How many were doing everything society asked of them.
One of the things that job gave me was a front-row seat to people's lives.
The ordinary conversations that happen when people trust you enough to tell you what's really going on.
I was talking to Jo. He used to be a chef before this job at the hardware store. He told me it's just too hard at the moment, he goes home and makes his kids dinner while he went without, or he has what they didn't. As long as they were fed he was happy. At times he was starving.
It wasn't that he wasn't working. It wasn't that he wasn't trying.
I remember feeling sick. Not because it was shocking, but because it wasn't. That was the problem.
He was a father standing in the paint aisle in a hardware store.
Supermarket workers told me theft had changed over the years.
Less alcohol. Less expensive beauty products
More nappies.
More essentials.
These stories never make the news. But they exist.
There were times in my life when I was so hungry I'd walk around the neighbourhood picking fruit off people's trees.
I'd knocked on a door and asked if I could take a bag of fruit. Times where making something out of almost nothing wasn't a creative challenge.It was simply that I needed to eat.
Give me half an onion, some flour, a random tin of whatever was in the back of the pantry and I'll make something to eat.
It's not a superpower.
It's a learned skill.
Maybe that's why I was so impressed by the social supermarket.
When I looked around, I didn't see scarcity. I saw possibility.
I was thinking about what it would look like if people had enough before they ever needed it.
I've had neighbours share produce, baking and meals.
Another, who let us pick feijoas and we'd take over jam we'd made in return.
Every time it happened, it just felt so nourishing.
Maybe that's why I keep coming back to the same dream of having a piece of land.
I've always dreamt of it, and growing up on the land where food was all around us.
I just want some fruit trees. Vegetables. Maybe a couple of chickens. Some flowers.
Not because I want to become self-sufficient in some rugged survivalist sense.
But because people shouldn't have to go without.
I don't want abundance to be measured by what we can sell, keep or own. But by what we can share.
For me to say “hold on, let's grab some food for you to take home. Oooooo let me get my secateurs and cut some flowers for you too”
There was a time when food came from somewhere you knew.
People fished.
People hunted.
People harvested.
People understood the seasons because they determined what ended up eating that day.
Maybe that's why I love seeing Alfie disappear and come back eating an apple straight from the tree.
Why I get excited when someone sends us home with produce, jams and chutneys.
Why catching fish for dinner feels like a gift.
Why parcels of seafood gifted because they said "We've got heaps."
I don't know.
Maybe part of me still recognises something old.

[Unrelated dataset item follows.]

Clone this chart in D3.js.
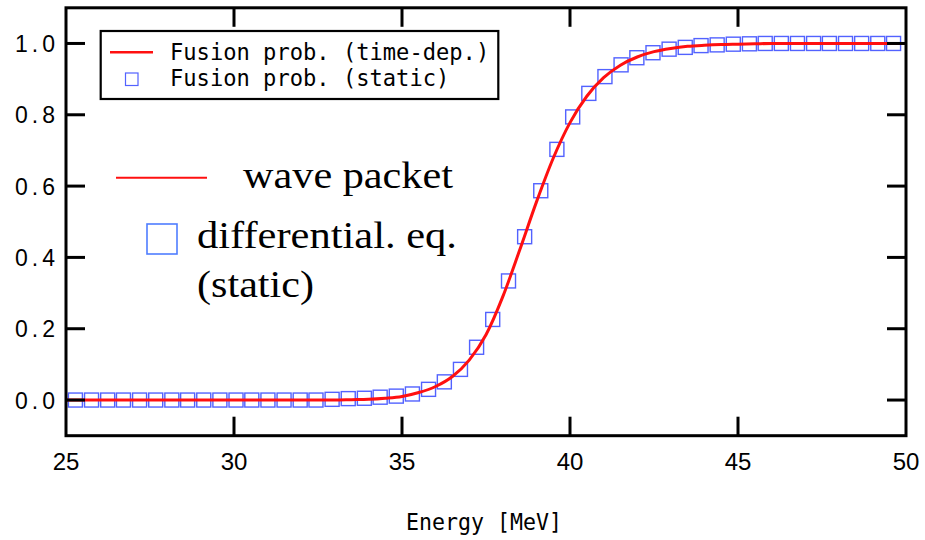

Something ancient.
To have enough. And enough to share.
For people to drive away with a basket of food and flowers on their passenger side seat
Because if dignity depends entirely on money, then too many people are only one missed pay packet away from losing it.
And no one should have to go hungry.
No one should have to wonder how they'll feed their children.

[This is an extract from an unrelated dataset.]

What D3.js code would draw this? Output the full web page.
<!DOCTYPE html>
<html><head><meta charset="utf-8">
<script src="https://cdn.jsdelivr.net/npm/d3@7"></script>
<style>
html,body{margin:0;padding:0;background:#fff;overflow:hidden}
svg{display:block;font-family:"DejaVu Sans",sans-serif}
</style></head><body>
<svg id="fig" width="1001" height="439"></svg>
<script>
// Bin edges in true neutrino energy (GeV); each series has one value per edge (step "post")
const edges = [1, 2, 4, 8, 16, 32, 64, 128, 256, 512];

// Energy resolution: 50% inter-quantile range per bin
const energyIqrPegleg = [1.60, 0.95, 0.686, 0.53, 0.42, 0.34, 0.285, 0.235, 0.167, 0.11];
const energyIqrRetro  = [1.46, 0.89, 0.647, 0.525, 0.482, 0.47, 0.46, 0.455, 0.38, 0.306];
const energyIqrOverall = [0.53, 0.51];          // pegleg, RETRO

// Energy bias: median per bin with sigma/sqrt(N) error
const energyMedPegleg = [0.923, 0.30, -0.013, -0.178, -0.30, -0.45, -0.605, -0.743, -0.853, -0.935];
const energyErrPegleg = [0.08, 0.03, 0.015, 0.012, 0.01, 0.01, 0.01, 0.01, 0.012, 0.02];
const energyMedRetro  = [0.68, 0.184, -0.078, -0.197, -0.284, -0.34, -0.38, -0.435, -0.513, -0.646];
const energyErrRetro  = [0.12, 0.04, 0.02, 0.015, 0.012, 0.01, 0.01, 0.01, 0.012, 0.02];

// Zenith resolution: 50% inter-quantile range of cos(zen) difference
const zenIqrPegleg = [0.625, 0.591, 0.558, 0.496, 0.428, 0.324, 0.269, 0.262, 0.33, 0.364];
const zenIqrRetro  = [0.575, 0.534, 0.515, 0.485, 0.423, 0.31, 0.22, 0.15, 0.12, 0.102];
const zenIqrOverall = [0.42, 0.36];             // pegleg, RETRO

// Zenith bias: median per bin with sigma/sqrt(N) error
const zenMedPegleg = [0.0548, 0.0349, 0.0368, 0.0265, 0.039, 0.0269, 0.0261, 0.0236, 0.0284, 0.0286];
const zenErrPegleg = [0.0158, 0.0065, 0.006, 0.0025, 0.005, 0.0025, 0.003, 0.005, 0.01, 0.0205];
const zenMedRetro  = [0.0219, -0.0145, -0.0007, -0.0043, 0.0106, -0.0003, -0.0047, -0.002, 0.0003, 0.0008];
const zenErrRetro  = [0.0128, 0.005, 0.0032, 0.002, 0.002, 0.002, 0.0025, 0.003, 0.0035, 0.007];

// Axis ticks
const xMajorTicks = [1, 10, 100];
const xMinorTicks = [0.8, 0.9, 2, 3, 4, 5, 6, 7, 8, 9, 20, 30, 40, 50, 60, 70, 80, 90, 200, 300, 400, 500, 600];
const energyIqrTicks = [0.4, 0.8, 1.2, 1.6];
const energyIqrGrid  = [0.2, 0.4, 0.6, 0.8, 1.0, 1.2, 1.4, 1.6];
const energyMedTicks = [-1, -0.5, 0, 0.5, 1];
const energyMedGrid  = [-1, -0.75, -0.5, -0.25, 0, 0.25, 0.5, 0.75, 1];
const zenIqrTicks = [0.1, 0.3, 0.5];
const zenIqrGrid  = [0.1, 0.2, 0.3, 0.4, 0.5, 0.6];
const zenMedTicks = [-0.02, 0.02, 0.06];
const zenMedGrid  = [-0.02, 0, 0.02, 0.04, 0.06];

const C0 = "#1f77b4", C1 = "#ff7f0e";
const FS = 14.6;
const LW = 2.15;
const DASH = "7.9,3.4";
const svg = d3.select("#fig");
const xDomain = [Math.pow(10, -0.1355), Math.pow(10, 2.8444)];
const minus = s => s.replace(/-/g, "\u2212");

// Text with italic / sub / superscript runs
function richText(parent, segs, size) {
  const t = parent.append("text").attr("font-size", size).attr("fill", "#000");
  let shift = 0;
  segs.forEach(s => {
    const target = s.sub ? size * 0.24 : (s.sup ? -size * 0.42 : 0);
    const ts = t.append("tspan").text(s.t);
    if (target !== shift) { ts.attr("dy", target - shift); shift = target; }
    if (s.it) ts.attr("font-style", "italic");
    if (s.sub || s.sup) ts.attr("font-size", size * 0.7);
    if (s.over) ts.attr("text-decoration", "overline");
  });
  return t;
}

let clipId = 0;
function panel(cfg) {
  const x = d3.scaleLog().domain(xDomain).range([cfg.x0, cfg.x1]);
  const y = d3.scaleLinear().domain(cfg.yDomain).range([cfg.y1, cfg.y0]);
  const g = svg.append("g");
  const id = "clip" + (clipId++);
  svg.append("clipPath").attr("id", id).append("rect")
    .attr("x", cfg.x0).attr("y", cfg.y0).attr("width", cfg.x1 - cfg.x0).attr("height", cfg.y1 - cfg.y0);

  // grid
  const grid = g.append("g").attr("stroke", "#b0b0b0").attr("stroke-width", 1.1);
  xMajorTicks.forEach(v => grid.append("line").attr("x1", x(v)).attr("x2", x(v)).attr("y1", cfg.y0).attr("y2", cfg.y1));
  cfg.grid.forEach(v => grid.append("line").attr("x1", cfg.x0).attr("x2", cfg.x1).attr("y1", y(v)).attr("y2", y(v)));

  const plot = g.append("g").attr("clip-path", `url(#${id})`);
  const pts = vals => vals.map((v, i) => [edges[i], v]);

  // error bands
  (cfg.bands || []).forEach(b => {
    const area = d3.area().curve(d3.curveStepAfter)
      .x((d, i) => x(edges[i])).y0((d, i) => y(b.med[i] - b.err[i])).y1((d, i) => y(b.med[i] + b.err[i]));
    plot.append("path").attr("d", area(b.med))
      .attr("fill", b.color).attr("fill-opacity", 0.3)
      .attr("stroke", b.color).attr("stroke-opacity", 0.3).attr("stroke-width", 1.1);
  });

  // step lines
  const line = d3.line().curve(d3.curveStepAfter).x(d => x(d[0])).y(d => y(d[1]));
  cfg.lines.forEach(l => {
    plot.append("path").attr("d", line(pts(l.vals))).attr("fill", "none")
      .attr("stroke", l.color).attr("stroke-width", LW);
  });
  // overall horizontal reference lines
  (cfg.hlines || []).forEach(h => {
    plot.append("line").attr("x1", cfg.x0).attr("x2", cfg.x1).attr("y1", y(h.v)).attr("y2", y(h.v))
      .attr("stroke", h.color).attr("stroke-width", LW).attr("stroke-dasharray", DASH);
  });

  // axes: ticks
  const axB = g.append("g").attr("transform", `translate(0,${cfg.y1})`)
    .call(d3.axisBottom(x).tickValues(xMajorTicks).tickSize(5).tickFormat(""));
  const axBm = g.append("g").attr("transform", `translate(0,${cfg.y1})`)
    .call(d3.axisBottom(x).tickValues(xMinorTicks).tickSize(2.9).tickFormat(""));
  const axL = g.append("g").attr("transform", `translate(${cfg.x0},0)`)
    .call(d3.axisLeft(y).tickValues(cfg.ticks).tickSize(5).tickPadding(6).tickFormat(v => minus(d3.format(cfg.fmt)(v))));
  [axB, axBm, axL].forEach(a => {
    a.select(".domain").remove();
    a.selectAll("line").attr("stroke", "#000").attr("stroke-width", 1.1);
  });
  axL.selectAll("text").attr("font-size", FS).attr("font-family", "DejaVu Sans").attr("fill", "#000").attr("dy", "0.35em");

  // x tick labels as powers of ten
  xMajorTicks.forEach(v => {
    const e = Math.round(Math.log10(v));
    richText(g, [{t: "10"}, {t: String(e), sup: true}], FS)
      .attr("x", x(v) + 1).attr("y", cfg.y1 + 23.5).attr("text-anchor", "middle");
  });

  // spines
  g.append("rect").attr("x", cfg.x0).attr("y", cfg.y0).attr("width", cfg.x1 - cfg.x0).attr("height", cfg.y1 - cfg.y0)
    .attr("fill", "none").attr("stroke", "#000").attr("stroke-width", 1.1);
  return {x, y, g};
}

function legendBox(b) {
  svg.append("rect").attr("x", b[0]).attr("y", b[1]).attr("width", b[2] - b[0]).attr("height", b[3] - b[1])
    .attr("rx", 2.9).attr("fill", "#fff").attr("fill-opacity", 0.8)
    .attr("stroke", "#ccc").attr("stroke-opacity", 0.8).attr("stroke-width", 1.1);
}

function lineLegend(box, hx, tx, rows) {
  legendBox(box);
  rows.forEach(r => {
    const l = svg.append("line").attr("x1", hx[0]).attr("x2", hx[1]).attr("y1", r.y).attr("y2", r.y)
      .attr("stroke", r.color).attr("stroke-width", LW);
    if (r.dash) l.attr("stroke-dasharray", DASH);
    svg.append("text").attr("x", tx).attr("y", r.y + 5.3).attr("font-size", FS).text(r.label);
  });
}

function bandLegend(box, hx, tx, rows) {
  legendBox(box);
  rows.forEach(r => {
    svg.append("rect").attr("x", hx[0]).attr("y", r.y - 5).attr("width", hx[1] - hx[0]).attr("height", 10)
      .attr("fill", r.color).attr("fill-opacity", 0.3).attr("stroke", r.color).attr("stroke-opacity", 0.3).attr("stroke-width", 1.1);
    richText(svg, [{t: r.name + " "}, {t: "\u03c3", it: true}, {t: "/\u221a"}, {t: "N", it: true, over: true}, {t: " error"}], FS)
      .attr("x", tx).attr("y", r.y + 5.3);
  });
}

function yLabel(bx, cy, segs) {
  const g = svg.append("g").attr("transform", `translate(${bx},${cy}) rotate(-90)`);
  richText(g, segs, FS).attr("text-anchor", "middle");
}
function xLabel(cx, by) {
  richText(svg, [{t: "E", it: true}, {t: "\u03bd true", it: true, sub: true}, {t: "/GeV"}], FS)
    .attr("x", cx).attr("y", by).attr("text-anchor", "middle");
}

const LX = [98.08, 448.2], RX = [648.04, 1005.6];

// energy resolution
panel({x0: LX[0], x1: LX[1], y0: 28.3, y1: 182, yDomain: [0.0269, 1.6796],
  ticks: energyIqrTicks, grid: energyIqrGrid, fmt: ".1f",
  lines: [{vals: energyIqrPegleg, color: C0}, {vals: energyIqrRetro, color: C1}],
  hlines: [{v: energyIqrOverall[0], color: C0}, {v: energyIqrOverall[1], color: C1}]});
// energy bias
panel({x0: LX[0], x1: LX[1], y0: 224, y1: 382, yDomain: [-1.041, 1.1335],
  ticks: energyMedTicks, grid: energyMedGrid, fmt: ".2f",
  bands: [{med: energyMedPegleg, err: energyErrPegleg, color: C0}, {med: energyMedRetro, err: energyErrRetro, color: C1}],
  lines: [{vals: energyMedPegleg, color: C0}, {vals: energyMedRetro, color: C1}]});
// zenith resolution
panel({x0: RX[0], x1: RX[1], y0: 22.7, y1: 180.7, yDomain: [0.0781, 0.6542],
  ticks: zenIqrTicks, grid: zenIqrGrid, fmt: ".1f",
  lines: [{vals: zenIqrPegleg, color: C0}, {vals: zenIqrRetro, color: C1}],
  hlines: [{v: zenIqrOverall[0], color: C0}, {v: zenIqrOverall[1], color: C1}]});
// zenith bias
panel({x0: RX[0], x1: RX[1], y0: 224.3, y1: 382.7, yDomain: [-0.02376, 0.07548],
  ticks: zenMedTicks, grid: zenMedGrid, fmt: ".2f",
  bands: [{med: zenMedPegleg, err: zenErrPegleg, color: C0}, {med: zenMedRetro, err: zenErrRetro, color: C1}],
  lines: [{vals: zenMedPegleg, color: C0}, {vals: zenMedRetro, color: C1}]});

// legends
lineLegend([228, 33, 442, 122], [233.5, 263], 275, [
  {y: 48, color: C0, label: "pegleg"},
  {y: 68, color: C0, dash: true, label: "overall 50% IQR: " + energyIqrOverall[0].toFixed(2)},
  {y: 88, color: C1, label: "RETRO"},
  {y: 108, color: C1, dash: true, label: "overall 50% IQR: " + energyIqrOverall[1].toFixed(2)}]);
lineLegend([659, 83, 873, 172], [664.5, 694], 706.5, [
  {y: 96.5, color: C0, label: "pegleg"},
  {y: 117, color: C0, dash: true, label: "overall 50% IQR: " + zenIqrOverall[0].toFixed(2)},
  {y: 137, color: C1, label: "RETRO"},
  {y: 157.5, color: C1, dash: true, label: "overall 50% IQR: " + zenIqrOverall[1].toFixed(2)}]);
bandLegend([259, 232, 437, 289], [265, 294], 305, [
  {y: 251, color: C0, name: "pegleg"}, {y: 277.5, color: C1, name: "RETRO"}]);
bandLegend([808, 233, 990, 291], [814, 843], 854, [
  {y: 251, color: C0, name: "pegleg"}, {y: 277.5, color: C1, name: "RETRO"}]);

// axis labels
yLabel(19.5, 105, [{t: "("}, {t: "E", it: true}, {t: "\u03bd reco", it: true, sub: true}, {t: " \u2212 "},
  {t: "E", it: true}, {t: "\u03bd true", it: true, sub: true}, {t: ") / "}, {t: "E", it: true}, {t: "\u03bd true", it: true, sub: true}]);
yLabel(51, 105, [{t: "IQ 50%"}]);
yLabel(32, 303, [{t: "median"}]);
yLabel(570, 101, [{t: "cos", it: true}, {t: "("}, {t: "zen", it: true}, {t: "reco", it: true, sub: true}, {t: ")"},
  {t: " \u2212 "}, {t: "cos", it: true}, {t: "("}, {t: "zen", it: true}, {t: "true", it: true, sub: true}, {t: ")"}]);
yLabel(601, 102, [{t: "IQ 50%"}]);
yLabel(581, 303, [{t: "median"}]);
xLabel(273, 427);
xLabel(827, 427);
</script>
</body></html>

And certainly, no one should be starved of dignity.


Thank you Ankesh.
I'm not sure what I'm doing, I just know something comes to mind, I pull on the thread and usually unravel more than I expect!
I think underneath it all is that we are a food producing nation and just today I drove past all these mandarin trees abundant with fruit and it reminded me of those days. I also watched the park owners bring a dish to one of the people who live here. Maybe even plate by plate, bag by bag, someone can feel more nourished.
I'm not sure how deep the pit will get, but thinking of the generations coming through we can set them up well at the least.
Thank you for always bring something meaningful to the comments. I appreciate every word you gift each day 🫶🏼
What also made me think while reading it was that it is often those who don't have a lot share more with others than those who are well,, wealthy. Appreciate you wrote about this, a great reminder that i should find a local place to donate what I can.